Shihoro, Hokkaido
Potato fields stretch across the Tokachi plain in every direction, flat and deliberate, the soil dark from generations of cultivation. Shihoro sits at the northern edge of that plain, shaped less by scenery than by the logic of agriculture — what grows here, how it moves from field to cooperative to table. The Mino Development Company brought settlers from Gifu Prefecture in the late nineteenth century, and that origin still surfaces in the town's sister-city relationship with Mino City.
The cooperative model runs deep. Dairy cattle, beef cattle, sugar beets, and potatoes all pass through processing infrastructure that the town built around itself over decades — starch factories, food plants, and the origins of Yotsuba Milk Products all trace back to this ground. At Michi-no-Eki Pia 21 Shihoro, the roadside station near the town center, local produce sits alongside Shihoro beef and the town's own potato chips and cheese. The ice cream made from local milk is neither theatrical nor precious — it is simply what happens when a dairy town processes its own output.

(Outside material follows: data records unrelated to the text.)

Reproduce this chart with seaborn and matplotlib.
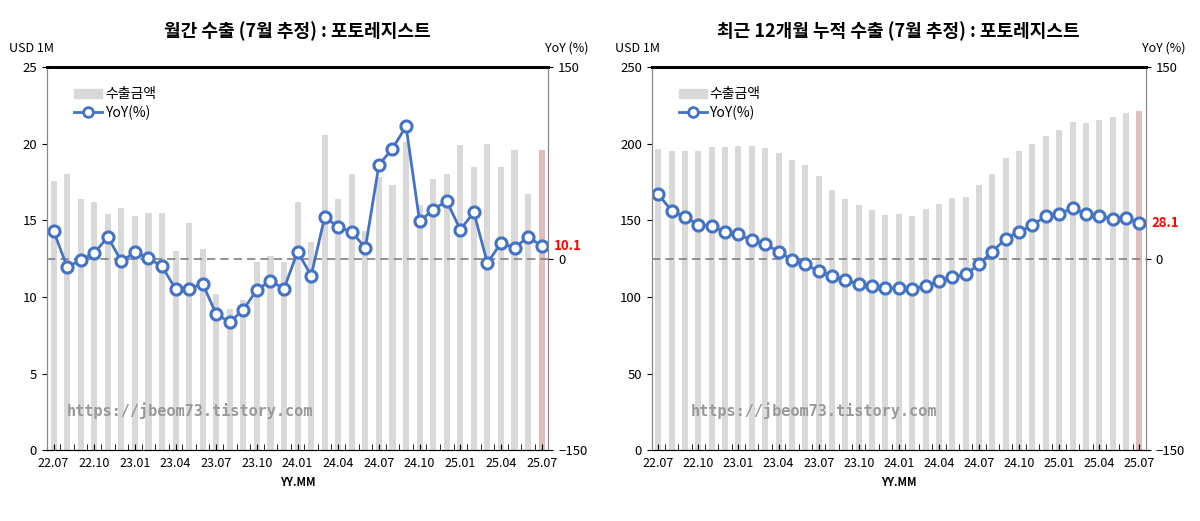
import numpy as np
import pandas as pd
import seaborn as sns
import matplotlib.pyplot as plt
from matplotlib.lines import Line2D
from matplotlib.patches import Patch

plt.rcParams['font.family'] = ['Noto Sans CJK JP', 'Noto Sans CJK KR', 'DejaVu Sans']

months = [f'{y:02d}.{m:02d}' for y in range(22, 26) for m in range(1, 13)][6:43]

monthly_export = [17.6, 18.0, 16.4, 16.2, 15.4, 15.8, 15.3, 15.5, 15.5, 13.0,
                  14.8, 13.1, 10.2, 9.2, 9.8, 12.3, 12.7, 12.3, 16.2, 13.6,
                  20.6, 16.4, 18.0, 14.3, 17.8, 17.3, 20.1, 16.0, 17.7, 18.0,
                  19.9, 18.5, 20.0, 18.5, 19.6, 16.7, 19.6]
monthly_yoy = [21.7, -6.5, -1.3, 4.4, 17.0, -2.0, 5.0, 0.3, -6.0, -23.8,
               -23.5, -19.6, -43.6, -49.6, -40.0, -24.3, -17.5, -23.5, 5.5, -13.3,
               32.6, 24.8, 20.9, 8.4, 73.6, 86.2, 103.7, 29.2, 38.4, 45.2,
               22.7, 36.3, -3.4, 12.3, 8.6, 17.0, 10.1]

rolling_export = [196.3, 195.0, 195.0, 195.4, 198.0, 198.0, 198.5, 198.5, 197.4, 193.7,
                  189.3, 186.0, 178.7, 169.8, 163.7, 159.8, 156.5, 153.7, 154.3, 152.6,
                  157.2, 160.4, 164.3, 165.0, 172.8, 180.4, 191.0, 195.0, 199.8, 205.4,
                  209.3, 214.1, 213.5, 215.4, 217.2, 219.8, 221.1]
rolling_yoy = [50.3, 37.6, 32.6, 26.4, 25.8, 20.9, 19.0, 14.4, 11.5, 5.5,
               -0.8, -4.4, -9.7, -13.6, -17.0, -19.6, -21.7, -23.2, -23.2, -23.8,
               -21.1, -17.8, -14.4, -12.3, -4.4, 5.5, 15.7, 20.9, 26.4, 33.2,
               34.7, 40.0, 34.7, 33.2, 31.3, 32.1, 28.1]

BAR = '#d9d9d9'
LAST = '#e6b8b7'
LINE = '#4472c4'

fig = plt.figure(figsize=(12, 5.21), dpi=100)


def draw(rect, title, values, yoy, ymax, wm_x):
    ax = fig.add_axes(rect)
    df = pd.DataFrame({'month': months, 'value': values})
    colors = [BAR] * (len(months) - 1) + [LAST]
    sns.barplot(data=df, x='month', y='value', hue='month', palette=colors,
                legend=False, width=0.45, ax=ax)
    ax.set_ylim(0, ymax)
    ax.set_xlim(-0.5, len(months) - 0.5)
    ax.set_yticks(np.linspace(0, ymax, 6))
    ax.set_xticks(range(0, len(months), 3))
    ax.set_xticklabels(months[::3])
    ax.set_xticks(np.arange(-0.5, len(months), 1), minor=True)
    ax.tick_params(axis='x', which='both', length=4, direction='in', labelsize=9, pad=5)
    ax.tick_params(axis='y', labelsize=9.5)
    ax.set_xlabel('YY.MM', fontsize=8, fontweight='bold')
    ax.set_ylabel('')
    for s in ['left', 'right']:
        ax.spines[s].set_color('#888888')
    ax.spines['top'].set_linewidth(2)
    ax.spines['bottom'].set_linestyle((0, (5, 3)))
    ax.set_title(title, fontsize=13, fontweight='bold', pad=22)
    ax.text(-0.075, 1.04, 'USD 1M', transform=ax.transAxes, ha='left', fontsize=9)
    ax.text(wm_x, 0.09, 'https://jbeom73.tistory.com', transform=ax.transAxes,
            fontsize=11, color='#999999', family='DejaVu Sans Mono', fontweight='bold')

    ax2 = ax.twinx()
    sns.lineplot(x=np.arange(len(months)), y=yoy, ax=ax2, color=LINE, lw=2,
                 marker='o', markersize=8, markerfacecolor='white',
                 markeredgecolor=LINE, markeredgewidth=2.2)
    ax2.set_ylim(-150, 150)
    ax2.set_yticks([-150, 0, 150])
    ax2.tick_params(axis='y', labelsize=9.5)
    ax2.axhline(0, color='#808080', ls=(0, (5, 3)), lw=1.2, zorder=0)
    ax2.spines['right'].set_color('#888888')
    ax2.spines['left'].set_color('#888888')
    ax2.spines['top'].set_linewidth(2)
    ax2.text(len(months) - 0.1, yoy[-1], f'{yoy[-1]}', color='red',
             fontsize=9.5, fontweight='bold', va='center')
    ax2.text(1.08, 1.04, 'YoY (%)', transform=ax2.transAxes, ha='right', fontsize=9)

    handles = [Patch(color=BAR, label='수출금액'),
               Line2D([], [], color=LINE, lw=2, marker='o', markersize=7,
                      markerfacecolor='white', markeredgewidth=2, label='YoY(%)')]
    ax2.legend(handles=handles, loc='upper left', bbox_to_anchor=(0.03, 0.98),
               frameon=False, fontsize=10, handlelength=2, labelspacing=0.3,
               handletextpad=0.2)


draw([0.039, 0.136, 0.418, 0.735], '월간 수출 (7월 추정) : 포토레지스트',
     monthly_export, monthly_yoy, 25, 0.04)
draw([0.543, 0.136, 0.412, 0.735], '최근 12개월 누적 수출 (7월 추정) : 포토레지스트',
     rolling_export, rolling_yoy, 250, 0.08)

fig.savefig('out.png', dpi=100)
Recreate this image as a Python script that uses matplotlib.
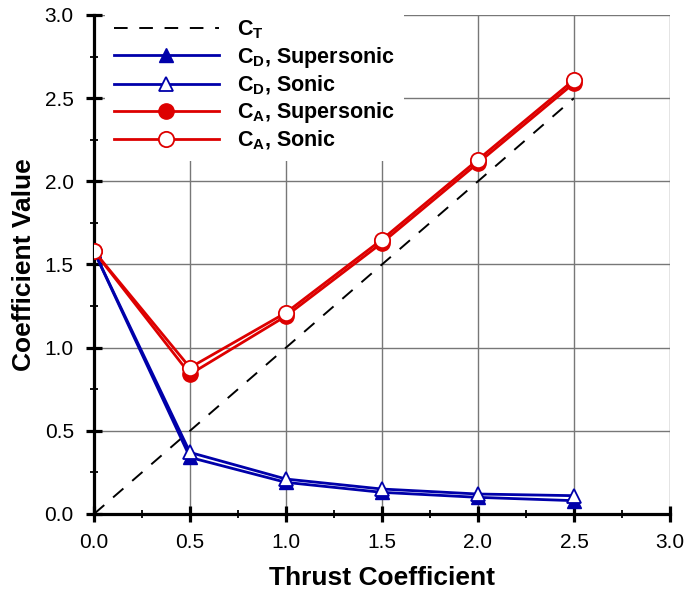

To the east, Sakura-yama rises modestly from the plain, named for the Sakura Farm once opened by a Meiji-era landowner. Further north, the Daisetsuzan range marks the horizon, and the mountain hut Chise-Furepp near Higashi-Nupukaushipuri has served as a link between the town and Hokkaido University for decades. The railway that once connected Shihoro to the wider network was discontinued in the late twentieth century; what remains of it stands quietly at the Shihoro Kōtsū Park, a former station site where old carriages rest on preserved track, recording the town's other rhythm.